* Goal
Go through the listing and pick out each line with the word "this" in it.

***

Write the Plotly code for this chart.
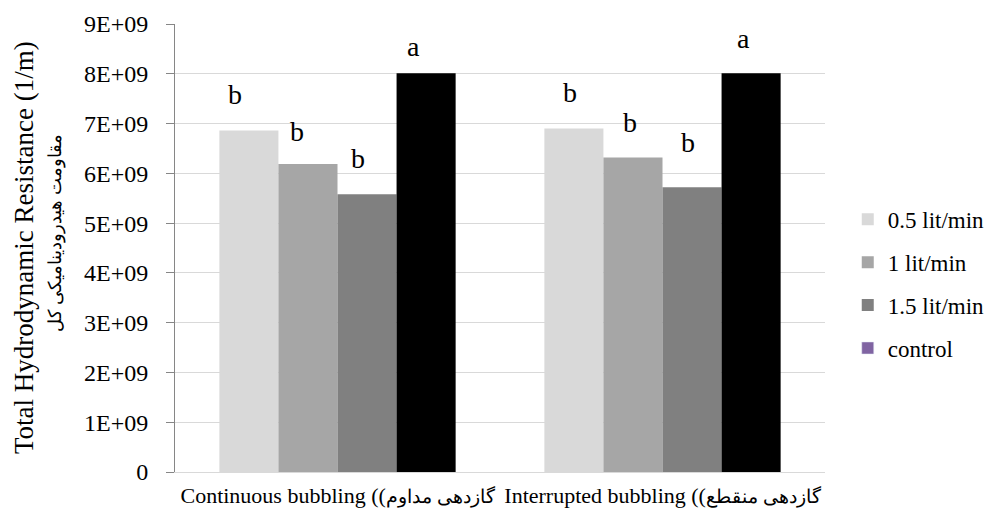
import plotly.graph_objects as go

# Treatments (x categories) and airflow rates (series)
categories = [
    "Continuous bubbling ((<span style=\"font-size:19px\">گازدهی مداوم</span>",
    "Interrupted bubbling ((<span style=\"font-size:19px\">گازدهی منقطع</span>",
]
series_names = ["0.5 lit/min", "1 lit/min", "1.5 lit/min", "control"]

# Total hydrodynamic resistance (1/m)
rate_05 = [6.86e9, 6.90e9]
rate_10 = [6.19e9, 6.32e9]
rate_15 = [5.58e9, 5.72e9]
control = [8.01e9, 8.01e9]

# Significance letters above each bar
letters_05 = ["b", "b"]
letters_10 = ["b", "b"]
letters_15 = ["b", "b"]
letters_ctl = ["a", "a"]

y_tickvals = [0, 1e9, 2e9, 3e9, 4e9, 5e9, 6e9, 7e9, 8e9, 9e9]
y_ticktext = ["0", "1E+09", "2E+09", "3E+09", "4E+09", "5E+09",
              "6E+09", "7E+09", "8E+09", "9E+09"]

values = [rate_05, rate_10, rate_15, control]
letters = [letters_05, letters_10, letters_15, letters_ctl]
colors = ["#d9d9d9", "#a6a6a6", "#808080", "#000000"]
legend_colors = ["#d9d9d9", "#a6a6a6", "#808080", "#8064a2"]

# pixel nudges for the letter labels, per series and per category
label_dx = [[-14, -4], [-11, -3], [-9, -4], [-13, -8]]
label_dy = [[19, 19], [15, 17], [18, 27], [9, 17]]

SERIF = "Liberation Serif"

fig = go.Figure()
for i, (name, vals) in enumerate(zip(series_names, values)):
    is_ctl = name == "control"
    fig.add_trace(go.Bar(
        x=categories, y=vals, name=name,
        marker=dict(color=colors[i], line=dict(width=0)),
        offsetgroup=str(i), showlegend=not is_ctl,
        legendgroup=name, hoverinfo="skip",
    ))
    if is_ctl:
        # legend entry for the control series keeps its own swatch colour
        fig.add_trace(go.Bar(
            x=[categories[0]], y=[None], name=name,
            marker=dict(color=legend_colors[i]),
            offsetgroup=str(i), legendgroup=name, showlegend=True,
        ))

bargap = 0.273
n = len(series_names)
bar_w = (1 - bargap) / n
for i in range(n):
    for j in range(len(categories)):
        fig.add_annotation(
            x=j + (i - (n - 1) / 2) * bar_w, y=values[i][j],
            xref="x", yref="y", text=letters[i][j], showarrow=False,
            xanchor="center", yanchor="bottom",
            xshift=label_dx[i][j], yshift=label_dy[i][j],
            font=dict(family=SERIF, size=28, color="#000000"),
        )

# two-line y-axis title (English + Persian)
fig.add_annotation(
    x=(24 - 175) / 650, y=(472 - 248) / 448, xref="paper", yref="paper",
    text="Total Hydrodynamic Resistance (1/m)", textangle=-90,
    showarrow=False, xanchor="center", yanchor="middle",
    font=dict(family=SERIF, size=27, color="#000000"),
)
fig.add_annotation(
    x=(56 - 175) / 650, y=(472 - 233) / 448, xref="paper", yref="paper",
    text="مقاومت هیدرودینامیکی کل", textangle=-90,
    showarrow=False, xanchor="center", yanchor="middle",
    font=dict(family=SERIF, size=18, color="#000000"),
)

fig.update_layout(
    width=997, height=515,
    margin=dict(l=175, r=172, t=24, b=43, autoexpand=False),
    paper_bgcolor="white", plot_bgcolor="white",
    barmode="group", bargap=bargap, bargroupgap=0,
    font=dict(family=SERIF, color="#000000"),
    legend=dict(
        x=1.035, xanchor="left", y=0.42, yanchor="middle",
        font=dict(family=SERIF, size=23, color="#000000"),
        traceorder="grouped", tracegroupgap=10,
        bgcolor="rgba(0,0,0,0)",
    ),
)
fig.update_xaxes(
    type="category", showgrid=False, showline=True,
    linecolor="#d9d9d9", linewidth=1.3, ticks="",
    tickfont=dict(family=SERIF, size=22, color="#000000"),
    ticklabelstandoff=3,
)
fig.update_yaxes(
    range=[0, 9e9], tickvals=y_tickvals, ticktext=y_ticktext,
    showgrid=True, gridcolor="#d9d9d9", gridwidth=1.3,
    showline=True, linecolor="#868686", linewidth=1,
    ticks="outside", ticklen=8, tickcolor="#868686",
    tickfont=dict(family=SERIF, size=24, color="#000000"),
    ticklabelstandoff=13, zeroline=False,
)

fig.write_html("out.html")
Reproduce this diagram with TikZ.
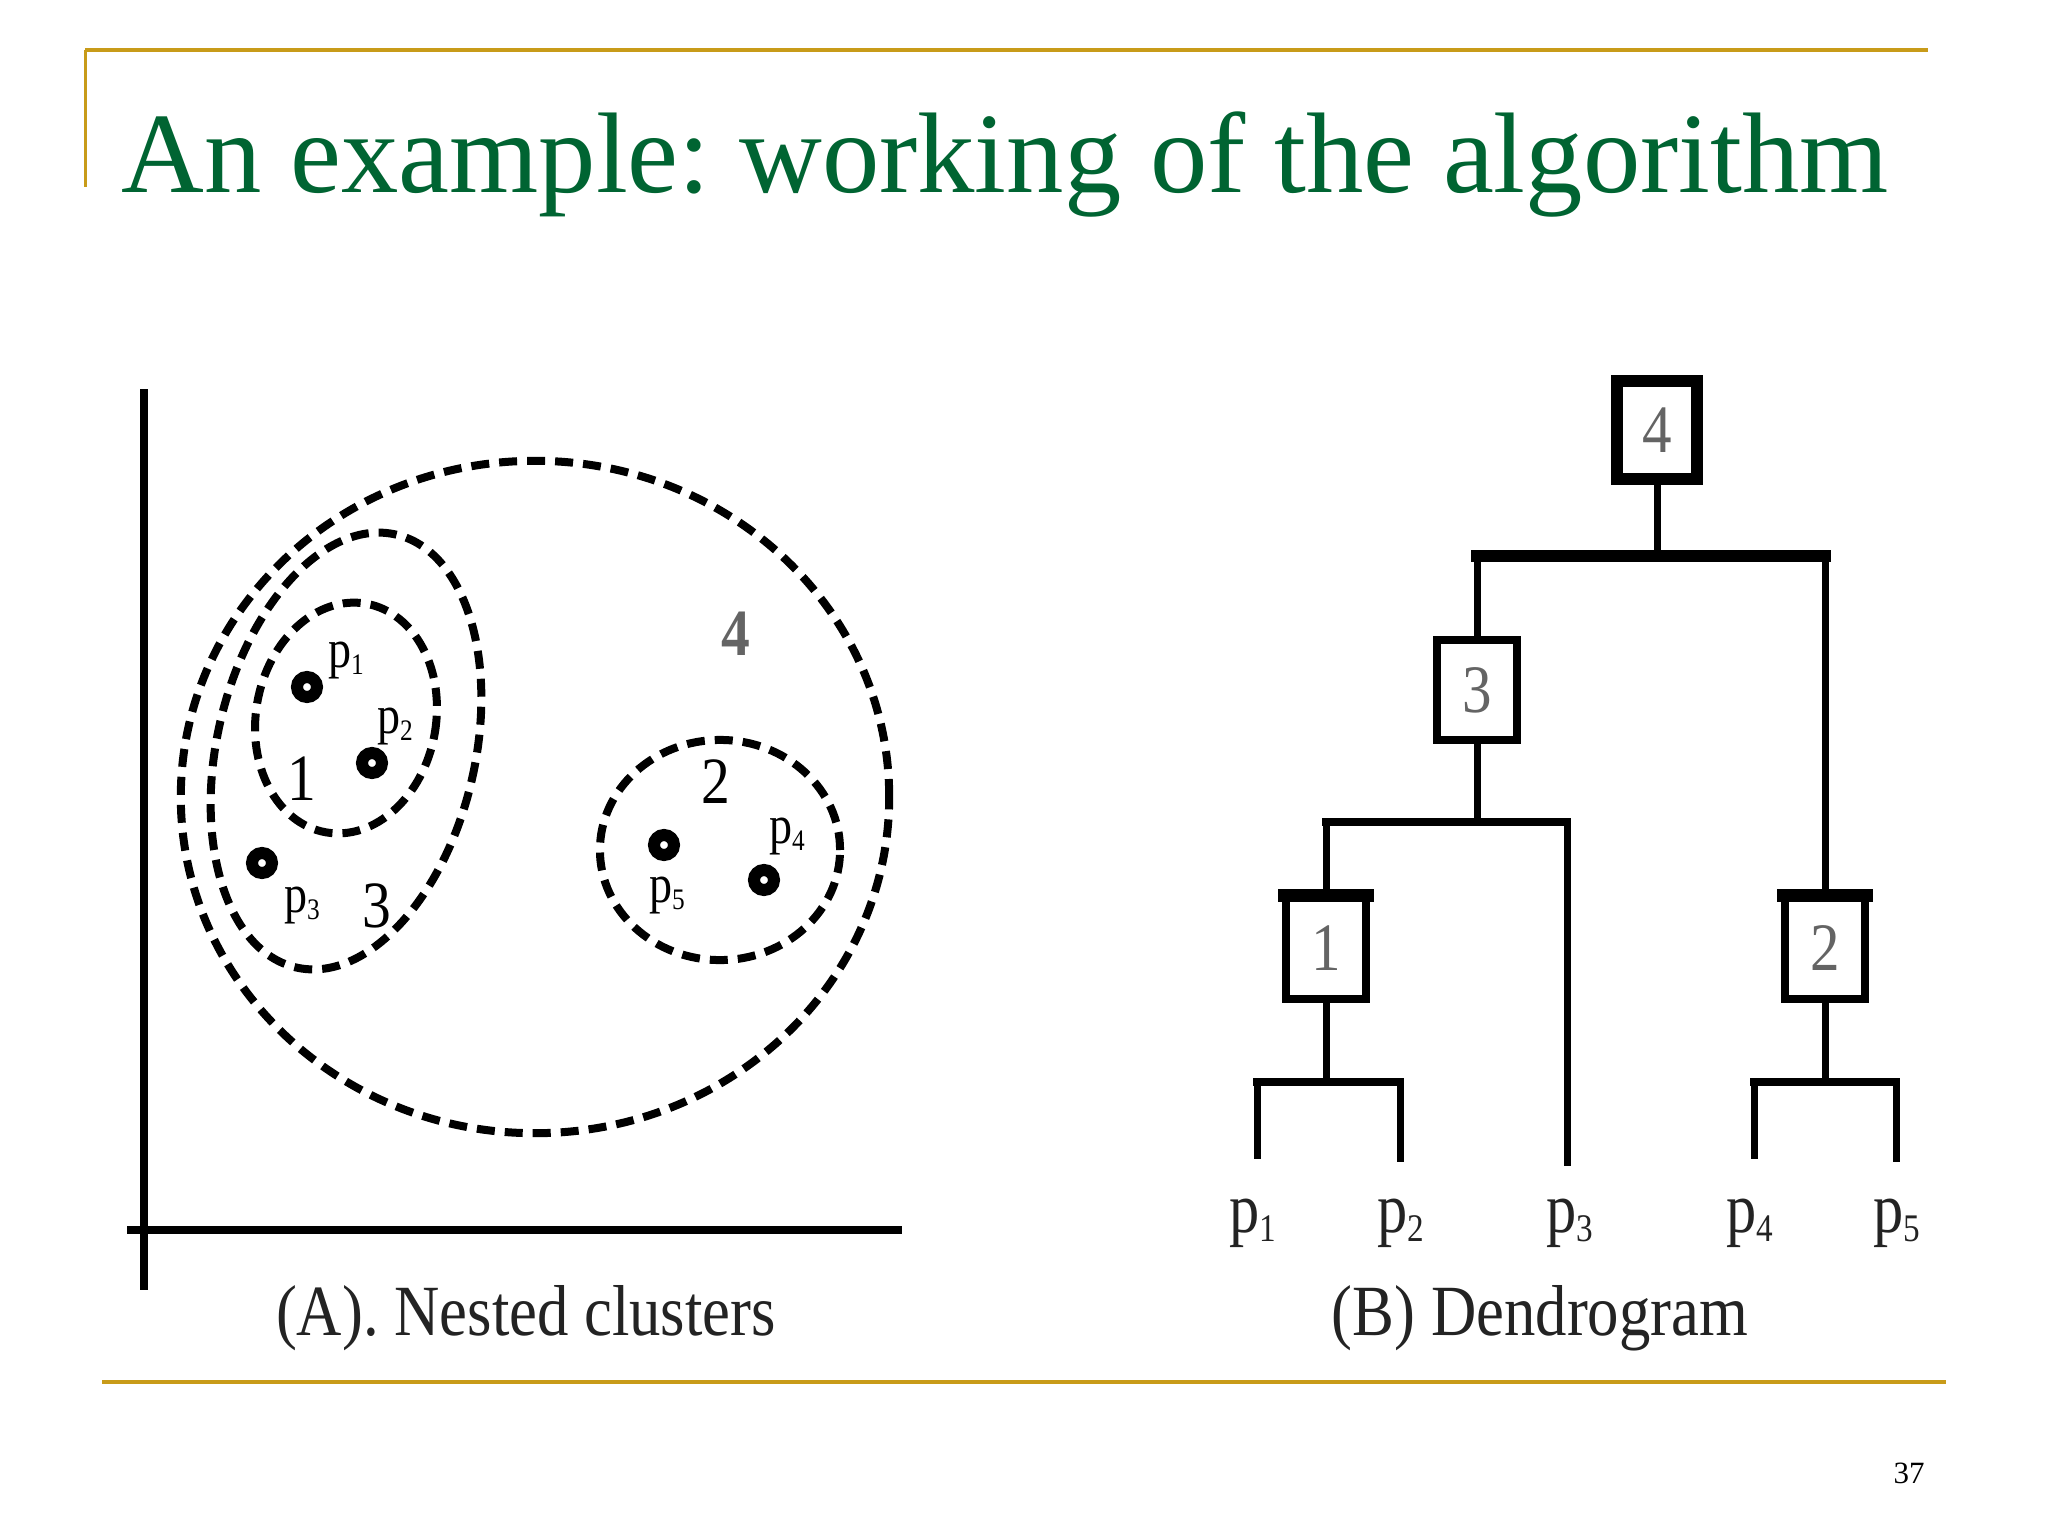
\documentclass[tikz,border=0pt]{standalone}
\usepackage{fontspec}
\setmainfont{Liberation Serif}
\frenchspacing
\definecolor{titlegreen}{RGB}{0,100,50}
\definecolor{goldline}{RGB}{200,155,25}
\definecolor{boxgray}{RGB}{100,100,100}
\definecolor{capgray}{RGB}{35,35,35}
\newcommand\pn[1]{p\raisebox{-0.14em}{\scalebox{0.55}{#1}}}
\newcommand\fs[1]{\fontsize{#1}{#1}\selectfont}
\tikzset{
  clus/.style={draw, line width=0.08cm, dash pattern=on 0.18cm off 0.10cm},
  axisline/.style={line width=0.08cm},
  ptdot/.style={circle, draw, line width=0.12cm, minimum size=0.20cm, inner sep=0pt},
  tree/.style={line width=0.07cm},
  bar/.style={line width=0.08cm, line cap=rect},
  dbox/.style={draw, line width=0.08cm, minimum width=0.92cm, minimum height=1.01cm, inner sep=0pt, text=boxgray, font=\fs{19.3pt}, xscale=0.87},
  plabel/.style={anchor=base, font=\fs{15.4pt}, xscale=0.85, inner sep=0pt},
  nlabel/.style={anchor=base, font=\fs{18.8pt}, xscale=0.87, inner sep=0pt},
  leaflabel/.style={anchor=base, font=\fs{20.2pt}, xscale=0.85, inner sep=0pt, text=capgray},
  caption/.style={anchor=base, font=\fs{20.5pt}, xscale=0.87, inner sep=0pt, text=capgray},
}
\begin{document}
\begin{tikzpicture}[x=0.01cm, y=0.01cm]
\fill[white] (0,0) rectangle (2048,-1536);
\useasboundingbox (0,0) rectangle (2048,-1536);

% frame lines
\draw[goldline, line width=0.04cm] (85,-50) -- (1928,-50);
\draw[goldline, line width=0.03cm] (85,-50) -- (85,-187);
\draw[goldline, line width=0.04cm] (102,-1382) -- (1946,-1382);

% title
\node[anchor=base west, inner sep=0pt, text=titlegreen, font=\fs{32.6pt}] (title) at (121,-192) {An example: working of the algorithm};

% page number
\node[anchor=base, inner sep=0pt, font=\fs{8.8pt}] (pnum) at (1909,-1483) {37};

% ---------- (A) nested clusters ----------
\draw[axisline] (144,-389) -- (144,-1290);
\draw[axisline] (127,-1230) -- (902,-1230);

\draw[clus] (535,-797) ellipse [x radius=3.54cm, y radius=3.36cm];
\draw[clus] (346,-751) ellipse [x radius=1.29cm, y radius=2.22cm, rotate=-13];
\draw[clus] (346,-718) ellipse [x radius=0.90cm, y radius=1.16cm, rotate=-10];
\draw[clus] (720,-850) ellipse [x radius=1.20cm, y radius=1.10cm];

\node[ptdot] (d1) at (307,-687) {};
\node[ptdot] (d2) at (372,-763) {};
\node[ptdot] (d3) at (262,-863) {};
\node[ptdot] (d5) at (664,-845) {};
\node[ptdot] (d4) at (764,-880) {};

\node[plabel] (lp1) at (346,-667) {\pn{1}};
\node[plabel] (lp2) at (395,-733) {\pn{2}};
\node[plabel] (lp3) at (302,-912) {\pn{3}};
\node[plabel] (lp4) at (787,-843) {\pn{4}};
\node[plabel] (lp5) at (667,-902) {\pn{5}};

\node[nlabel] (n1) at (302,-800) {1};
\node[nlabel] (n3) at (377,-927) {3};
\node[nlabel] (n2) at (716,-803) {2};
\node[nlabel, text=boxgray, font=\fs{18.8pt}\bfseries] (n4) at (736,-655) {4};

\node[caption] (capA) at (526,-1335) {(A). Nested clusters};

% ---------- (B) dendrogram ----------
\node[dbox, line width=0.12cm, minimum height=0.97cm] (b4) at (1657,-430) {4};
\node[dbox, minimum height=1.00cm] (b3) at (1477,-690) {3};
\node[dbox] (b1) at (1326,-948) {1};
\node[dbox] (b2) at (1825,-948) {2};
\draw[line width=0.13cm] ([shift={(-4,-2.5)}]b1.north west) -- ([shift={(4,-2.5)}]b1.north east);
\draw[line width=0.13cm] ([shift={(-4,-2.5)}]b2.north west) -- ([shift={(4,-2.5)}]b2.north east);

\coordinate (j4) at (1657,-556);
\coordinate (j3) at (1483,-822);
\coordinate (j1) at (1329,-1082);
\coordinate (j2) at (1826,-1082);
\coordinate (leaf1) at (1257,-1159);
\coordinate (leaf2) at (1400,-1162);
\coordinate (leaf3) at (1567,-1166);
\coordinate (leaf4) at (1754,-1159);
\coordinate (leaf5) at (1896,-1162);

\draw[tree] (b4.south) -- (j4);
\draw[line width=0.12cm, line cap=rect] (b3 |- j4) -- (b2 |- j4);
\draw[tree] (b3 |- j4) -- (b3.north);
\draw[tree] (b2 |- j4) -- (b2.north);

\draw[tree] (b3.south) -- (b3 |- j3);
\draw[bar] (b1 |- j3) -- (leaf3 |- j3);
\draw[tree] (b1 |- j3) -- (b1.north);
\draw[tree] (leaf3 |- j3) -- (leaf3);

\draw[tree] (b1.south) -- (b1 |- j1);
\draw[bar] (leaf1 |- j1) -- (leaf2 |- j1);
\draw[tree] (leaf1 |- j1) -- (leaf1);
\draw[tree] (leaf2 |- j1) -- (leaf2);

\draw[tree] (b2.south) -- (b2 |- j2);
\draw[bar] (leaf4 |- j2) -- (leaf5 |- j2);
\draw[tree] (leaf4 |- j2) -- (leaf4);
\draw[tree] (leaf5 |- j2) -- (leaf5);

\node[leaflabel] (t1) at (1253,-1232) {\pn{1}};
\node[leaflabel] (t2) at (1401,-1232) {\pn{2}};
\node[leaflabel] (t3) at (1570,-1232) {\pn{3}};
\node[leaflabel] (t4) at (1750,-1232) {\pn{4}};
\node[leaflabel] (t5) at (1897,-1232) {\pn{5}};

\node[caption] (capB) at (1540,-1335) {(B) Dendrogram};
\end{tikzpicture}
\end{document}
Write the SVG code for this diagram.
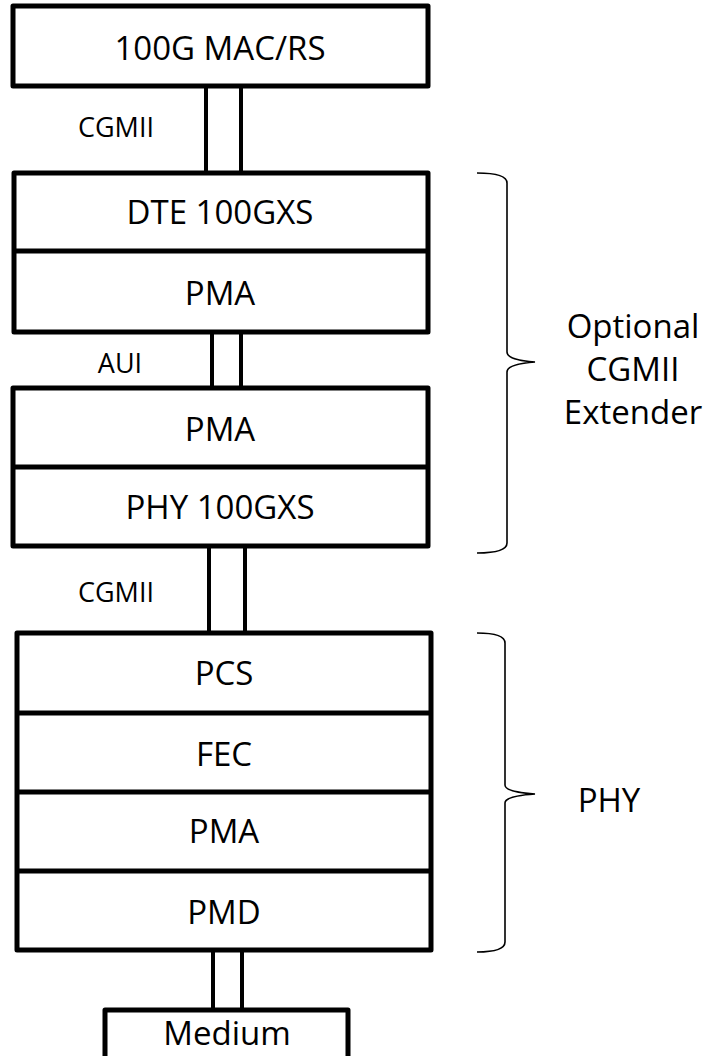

***

* Answer
Write the Plotly code for this chart.
Reproduce this diagram with TikZ.
Write the SVG code for this diagram.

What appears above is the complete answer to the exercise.